I could, however, and I did, and the amazing thing about the whole deal, the ironic aspect of it, was this: Not doing that thing that I thought would help me deal with the anxiety and help me create this person I thought others would like and respect is what has helped me become a likable and accepted person. Not doing that thing has taught me that the failures I was trying to live with are all in the past. Not doing that thing has helped me dispatch with the guilt.

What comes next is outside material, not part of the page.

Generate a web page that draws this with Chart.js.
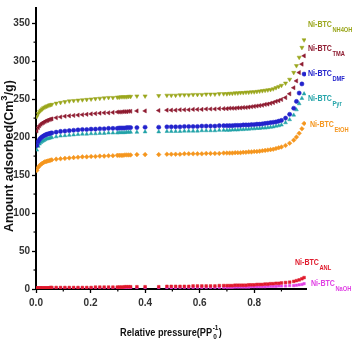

And why do I write all this now? I write it hoping that it might help someone in a similar situation. If you’re using alcohol or drugs or whatever to help you give off this impression that you’re someone you think others will like and respect, and you’re using that thing so much that it’s a problem…not using that thing is going to give you the results you’re looking for. Quitting is going to help you come to terms with the failures of your past; it’s going to help you do away with the guilt; it’s going to help you be less anxious; and it’s going to help you to more closely resemble that person you’re trying to be, help you project that image you’re hoping to project.
And I so want this for you, friend, because I know first hand how wonderful it is to experience. What’s more, I know you can do it, whether you know that or not. You can get off that spiral and live an altogether different one. The spiral I live on now is similar in that it is ever recreating itself, but the habits are healthy. I wake up in the morning and I go through the day, every day, doing the next thing that needs to be done. The habit that has been created doesn’t allow for the time that the nonsense I used spend my time on required.
Yes, building this spiral of habit takes a while, but I have every faith that you can get there, and I’m here to help in any way I can.
That’s all I have right now, friends. Again, they aren’t perfect thoughts, but I’m gonna leave them out there with faith that they’re enough.
We’ll talk more about this sometime soon. Until then, you’re in my prayers, and I’m here if you need to talk.